**Work required**
Going from the top of the data below, give again each line through the one containing "x_unit = 'µs'", both ends kept.

<<<<

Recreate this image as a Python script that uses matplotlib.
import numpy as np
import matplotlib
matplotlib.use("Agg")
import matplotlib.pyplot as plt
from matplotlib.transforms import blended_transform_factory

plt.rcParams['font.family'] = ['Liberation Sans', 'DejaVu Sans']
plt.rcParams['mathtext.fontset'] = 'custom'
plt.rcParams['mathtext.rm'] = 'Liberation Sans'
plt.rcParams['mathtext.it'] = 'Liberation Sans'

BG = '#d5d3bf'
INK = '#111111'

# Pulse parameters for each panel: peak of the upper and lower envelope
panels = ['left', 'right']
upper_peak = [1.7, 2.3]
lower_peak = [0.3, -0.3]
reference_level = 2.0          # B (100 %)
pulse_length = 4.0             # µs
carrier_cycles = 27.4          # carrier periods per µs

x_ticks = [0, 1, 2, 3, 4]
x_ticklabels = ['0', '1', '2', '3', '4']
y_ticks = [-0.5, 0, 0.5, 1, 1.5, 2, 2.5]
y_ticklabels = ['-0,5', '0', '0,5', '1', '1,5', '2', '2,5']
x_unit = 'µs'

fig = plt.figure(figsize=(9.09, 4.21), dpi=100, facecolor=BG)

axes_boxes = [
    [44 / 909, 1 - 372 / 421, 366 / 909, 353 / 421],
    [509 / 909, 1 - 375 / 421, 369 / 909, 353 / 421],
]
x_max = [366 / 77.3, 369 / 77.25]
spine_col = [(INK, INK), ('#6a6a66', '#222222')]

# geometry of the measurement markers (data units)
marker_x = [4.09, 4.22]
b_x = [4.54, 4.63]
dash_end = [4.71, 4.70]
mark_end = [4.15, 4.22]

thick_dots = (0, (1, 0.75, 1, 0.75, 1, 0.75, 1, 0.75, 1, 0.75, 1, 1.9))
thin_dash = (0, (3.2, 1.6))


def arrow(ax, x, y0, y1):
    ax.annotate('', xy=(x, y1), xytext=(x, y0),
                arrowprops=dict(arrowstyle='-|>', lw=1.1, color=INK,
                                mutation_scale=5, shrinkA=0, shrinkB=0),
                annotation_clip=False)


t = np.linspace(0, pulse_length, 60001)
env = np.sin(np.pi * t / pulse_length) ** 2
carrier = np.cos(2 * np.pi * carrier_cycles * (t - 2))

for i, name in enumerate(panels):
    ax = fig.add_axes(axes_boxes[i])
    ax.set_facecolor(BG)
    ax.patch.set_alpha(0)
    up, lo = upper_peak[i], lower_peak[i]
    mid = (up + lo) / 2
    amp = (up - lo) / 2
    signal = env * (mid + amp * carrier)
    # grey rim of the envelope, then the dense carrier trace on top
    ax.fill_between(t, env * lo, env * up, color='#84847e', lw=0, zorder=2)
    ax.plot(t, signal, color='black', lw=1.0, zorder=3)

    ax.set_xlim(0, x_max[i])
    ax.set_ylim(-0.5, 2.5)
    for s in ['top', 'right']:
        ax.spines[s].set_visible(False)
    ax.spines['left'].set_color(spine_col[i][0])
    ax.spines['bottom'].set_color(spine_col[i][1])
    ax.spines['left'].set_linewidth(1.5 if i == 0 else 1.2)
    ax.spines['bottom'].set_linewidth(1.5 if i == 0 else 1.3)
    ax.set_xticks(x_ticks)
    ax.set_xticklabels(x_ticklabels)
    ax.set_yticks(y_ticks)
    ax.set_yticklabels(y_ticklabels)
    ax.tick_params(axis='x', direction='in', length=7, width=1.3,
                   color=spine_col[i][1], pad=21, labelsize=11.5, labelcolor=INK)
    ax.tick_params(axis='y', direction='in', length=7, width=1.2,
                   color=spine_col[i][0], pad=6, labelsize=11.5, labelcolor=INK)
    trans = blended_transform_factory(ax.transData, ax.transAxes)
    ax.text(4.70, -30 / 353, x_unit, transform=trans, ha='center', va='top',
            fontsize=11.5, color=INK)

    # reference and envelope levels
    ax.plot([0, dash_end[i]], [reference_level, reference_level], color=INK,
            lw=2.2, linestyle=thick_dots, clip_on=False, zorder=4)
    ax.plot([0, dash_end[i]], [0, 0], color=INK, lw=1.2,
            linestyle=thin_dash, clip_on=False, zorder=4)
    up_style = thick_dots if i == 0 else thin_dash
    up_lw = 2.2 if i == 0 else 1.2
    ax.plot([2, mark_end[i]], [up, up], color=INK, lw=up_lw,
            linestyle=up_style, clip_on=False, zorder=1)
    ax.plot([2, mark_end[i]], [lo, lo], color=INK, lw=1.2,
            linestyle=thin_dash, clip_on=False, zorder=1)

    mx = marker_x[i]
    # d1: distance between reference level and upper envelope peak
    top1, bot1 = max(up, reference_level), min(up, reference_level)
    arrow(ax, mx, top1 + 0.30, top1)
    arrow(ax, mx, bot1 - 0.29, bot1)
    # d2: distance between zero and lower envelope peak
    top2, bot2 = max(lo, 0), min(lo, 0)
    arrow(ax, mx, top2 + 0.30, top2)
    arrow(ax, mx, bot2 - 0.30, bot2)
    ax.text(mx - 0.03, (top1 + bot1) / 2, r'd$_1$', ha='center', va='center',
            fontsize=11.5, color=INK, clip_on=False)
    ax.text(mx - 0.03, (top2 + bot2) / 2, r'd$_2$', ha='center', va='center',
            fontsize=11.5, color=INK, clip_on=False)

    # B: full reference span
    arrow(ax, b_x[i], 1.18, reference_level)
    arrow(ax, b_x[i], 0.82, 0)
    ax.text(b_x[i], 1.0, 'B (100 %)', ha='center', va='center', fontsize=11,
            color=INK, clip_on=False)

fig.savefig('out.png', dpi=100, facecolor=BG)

>>>>

**Exercise result**
Recreate this image as a Python script that uses matplotlib.
import numpy as np
import matplotlib
matplotlib.use("Agg")
import matplotlib.pyplot as plt
from matplotlib.transforms import blended_transform_factory

plt.rcParams['font.family'] = ['Liberation Sans', 'DejaVu Sans']
plt.rcParams['mathtext.fontset'] = 'custom'
plt.rcParams['mathtext.rm'] = 'Liberation Sans'
plt.rcParams['mathtext.it'] = 'Liberation Sans'

BG = '#d5d3bf'
INK = '#111111'

# Pulse parameters for each panel: peak of the upper and lower envelope
panels = ['left', 'right']
upper_peak = [1.7, 2.3]
lower_peak = [0.3, -0.3]
reference_level = 2.0          # B (100 %)
pulse_length = 4.0             # µs
carrier_cycles = 27.4          # carrier periods per µs

x_ticks = [0, 1, 2, 3, 4]
x_ticklabels = ['0', '1', '2', '3', '4']
y_ticks = [-0.5, 0, 0.5, 1, 1.5, 2, 2.5]
y_ticklabels = ['-0,5', '0', '0,5', '1', '1,5', '2', '2,5']
x_unit = 'µs'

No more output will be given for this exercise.